If I wanted to invest in world-class British engineering then I haven’t too many options these days. But while the days of this country being a manufacturing powerhouse might be long gone, these types of companies are still alive and kicking. The FTSE 100 is home to big names like Rolls-Royce and BAE Systems and the FTSE 250 also includes a couple of interesting options to ‘bet on British’. One of those is the defence firm, Babcock (LSE: BAB), that’s been on a sterling run of late.
Turning point
Defence is undoubtedly a sector on the rise. The German chancellor called the Ukraine invasion “a historical turning point”, when it comes to how much countries are spending to protect themselves and the man might have a point.
In 2015, only three NATO countries spent 2% of GDP on defence.
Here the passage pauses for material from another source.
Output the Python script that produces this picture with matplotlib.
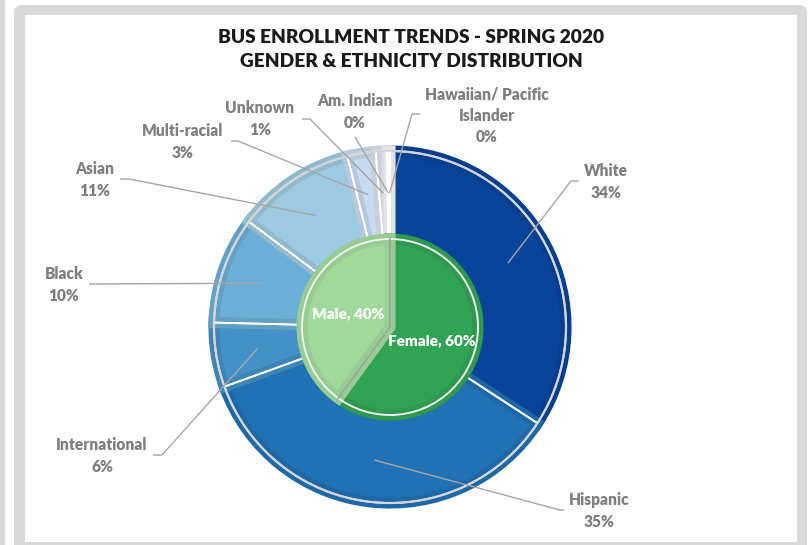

In 2024, 23 of them spent that much and plenty went well over. Babcock has enjoyed an uptick in orders from the spending, and the shares have risen 151% from a low in 2021.
Poland now spends more than any other NATO member and some of that has gone to Babcock. It will oversee the construction of three Arrowhead 140 frigates, to be built in Polish shipyards with local workers.
These are big boats, 140m long with crews of 100. Over the coming years, they will generate $3.8bn, a serious sum compared to the 2023 topline of £4.4bn. The design is based on the Royal Navy’s Type 31 frigates that Babcock makes and could entice more parties to place orders.
Indonesia has already signed a similar contract and Poland is rumoured to be in the market for five more of the frigates too.
Supply chains
Those very same ships highlight what I believe is perhaps the biggest cause for concern here: supply costs. The Royal Navy ordered five frigates for £250m each. However, inflation and its effects on supply chains meant Babcock asked for another £50-£100m for the whole project.
The MoD weren’t too happy about this and the process went into dispute resolution. More broadly, this might be a worrying sign that energy and labour costs might affect operations like in the firm’s base in Plymouth.
With all that being said, the firm released a full-year trading update recently and it seems to be firing on all cylinders. The earning was a beat, coming in at £311m compared to the consensus of analyst expectations of £293m.
The order backlog rose by 8%, which means earnings growth is likely in the years ahead. Larger cash flows have sparked the resumption of a small dividend for the year too after several years without one. All told, this looks like a stock to keep an eye on. I’m adding it to my watchlist.